Being a book from 1961 and a Bond story at that, I’m sure my readers can guess the language isn’t exactly polite or what would be considered the right terms today. For some of my readers or fellow potential listeners that could easily be a massive issue. I appreciate that however at the same time this was a book written in a different age which had its own much different standards. I won’t hold the book to our current standards as that wouldn’t be fair. For all my issues I may have with Bond as a character once I was able to get myself in the right mind set it became oddly easy listening. There are some issues I had personally with the narrative I can’t really spoil – so it can’t be a perfect book – but it was enjoyable enough for what it was.

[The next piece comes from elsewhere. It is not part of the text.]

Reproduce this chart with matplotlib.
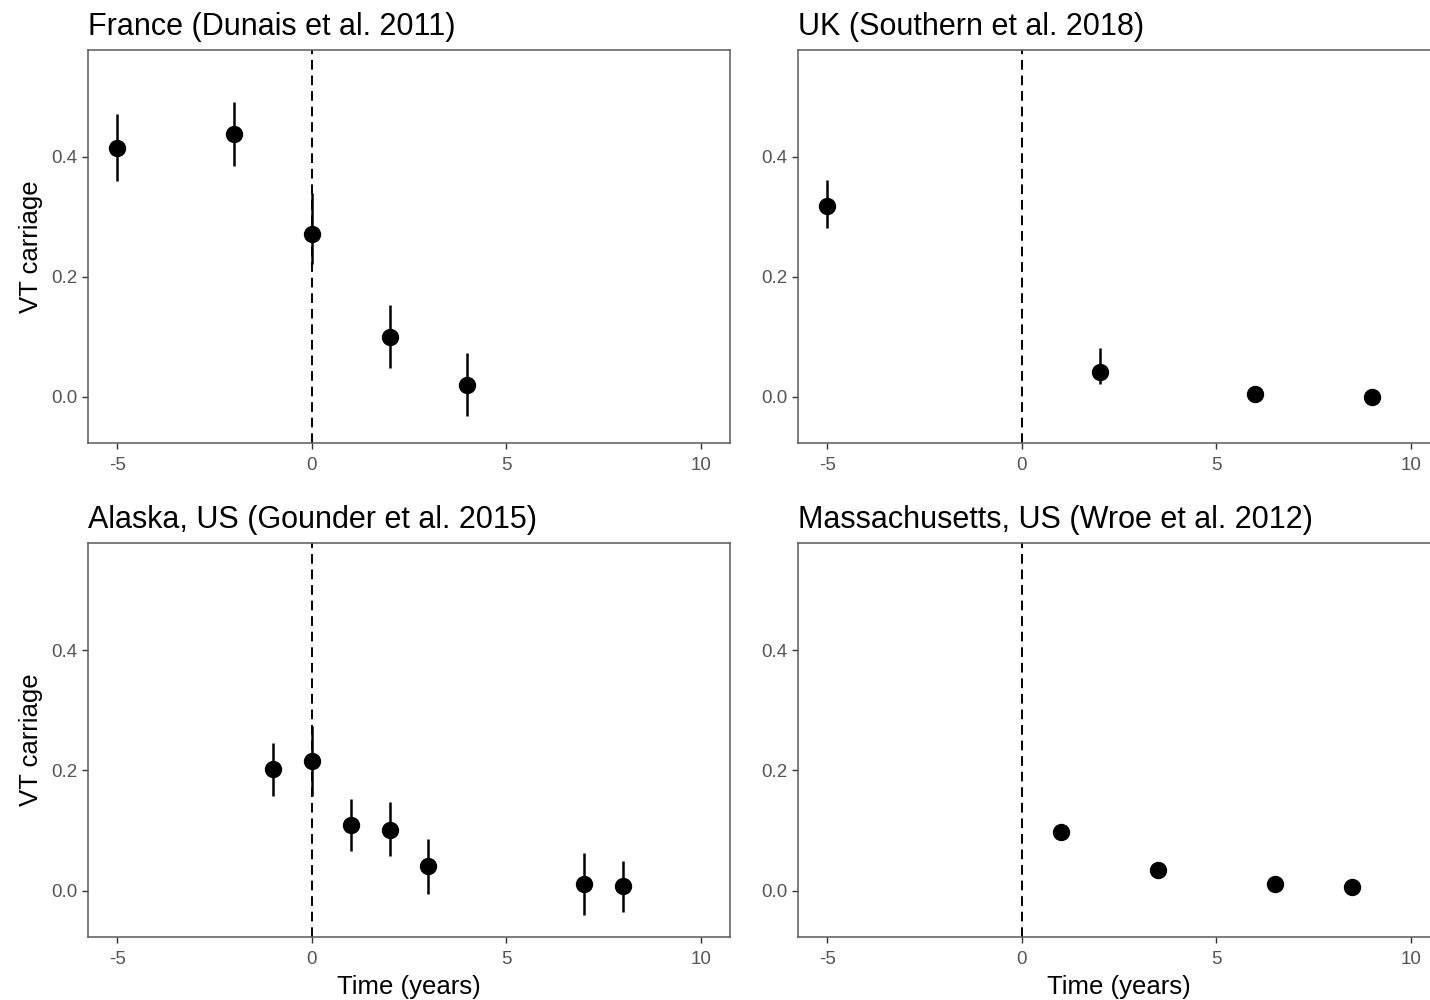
import matplotlib.pyplot as plt

plt.rcParams['font.family'] = ['Liberation Sans', 'DejaVu Sans']
plt.rcParams['axes.unicode_minus'] = False

# France (Dunais et al. 2011)
fr_time = [-5, -2, 0, 2, 4]
fr_vt = [0.415, 0.438, 0.272, 0.100, 0.020]
fr_lo = [0.359, 0.384, 0.221, 0.048, -0.032]
fr_hi = [0.472, 0.492, 0.340, 0.153, 0.073]

# UK (Southern et al. 2018)
uk_time = [-5, 2, 6, 9]
uk_vt = [0.318, 0.042, 0.004, 0.000]
uk_lo = [0.281, 0.021, 0.000, 0.000]
uk_hi = [0.361, 0.081, 0.018, 0.002]

# Alaska, US (Gounder et al. 2015)
ak_time = [-1, 0, 1, 2, 3, 7, 8]
ak_vt = [0.202, 0.216, 0.109, 0.101, 0.041, 0.011, 0.007]
ak_lo = [0.158, 0.158, 0.066, 0.057, -0.005, -0.040, -0.036]
ak_hi = [0.246, 0.274, 0.153, 0.147, 0.086, 0.062, 0.050]

# Massachusetts, US (Wroe et al. 2012) - no intervals
ma_time = [1, 3.5, 6.5, 8.5]
ma_vt = [0.097, 0.034, 0.011, 0.006]

titles = ['France (Dunais et al. 2011)', 'UK (Southern et al. 2018)',
          'Alaska, US (Gounder et al. 2015)', 'Massachusetts, US (Wroe et al. 2012)']

fig = plt.figure(figsize=(14.3, 10), dpi=100)
W, H = 1430, 1000
boxes = [(88, 50, 642, 393), (798, 50, 642, 393),
         (88, 543, 642, 394), (798, 543, 642, 394)]
axes = [fig.add_axes([l / W, 1 - (t + h) / H, w / W, h / H]) for l, t, w, h in boxes]

series = [(fr_time, fr_vt, fr_lo, fr_hi), (uk_time, uk_vt, uk_lo, uk_hi),
          (ak_time, ak_vt, ak_lo, ak_hi), (ma_time, ma_vt, None, None)]

for i, (ax, (t, v, lo, hi)) in enumerate(zip(axes, series)):
    ax.axvline(0, color='black', lw=1.4, dashes=(5, 3), zorder=1)
    if lo is not None:
        ax.vlines(t, lo, hi, color='black', lw=1.8, zorder=2)
    ax.plot(t, v, 'o', color='black', ms=11.5, zorder=3)
    ax.set_xlim(-5.75, 10.75)
    ax.set_ylim(-0.077, 0.578)
    ax.set_xticks([-5, 0, 5, 10])
    ax.set_yticks([0.0, 0.2, 0.4])
    ax.set_yticklabels(['0.0', '0.2', '0.4'])
    for s in ax.spines.values():
        s.set_color('#5a5a5a')
        s.set_linewidth(1.1)
    ax.tick_params(colors='#333333', labelcolor='#555555', labelsize=13.5,
                   length=4, width=1.0)
    ax.tick_params(axis='x', pad=6)
    ax.set_title(titles[i], loc='left', fontsize=22, pad=11)
    if i % 2 == 0:
        ax.set_ylabel('VT carriage', fontsize=18.5, labelpad=6)
    if i >= 2:
        ax.set_xlabel('Time (years)', fontsize=18.5, labelpad=5)

fig.savefig('out.png', dpi=100)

The narration comes courtesy of Jason Issacs an actor of reasonably high renown who has been in several series or projects ranging from playing Lucius Malfoy in the Harry Potter film series to playing Captain Gabriel Lorca in the recent Star Trek:Discovery series. Issacs is actually a surprisingly good fit for the series. He manages to maintain Bond’s roughness without him coming across as completely heartless. He can pull off being professional as befits M or Blofeld whilst also performing Largo with distinction. I would be quite enthusiastic if I was to hear that Issacs would be performing audiobooks on a more frequent basis.
There are possibly a few accents for various characters throughout the book that may seem somewhat over the top but in all honesty I think it suits the story. Just because Bond is a bit more sadistic doesn’t mean that this isn’t a fantasy wish fulfilment spy story.
I would say this audio version is worth your time provided you either already enjoy Bond stories or you can get in the right mindset to enjoy it personal tolerances permitting.
Have fun should you join me in listening and I’ll see you all soon.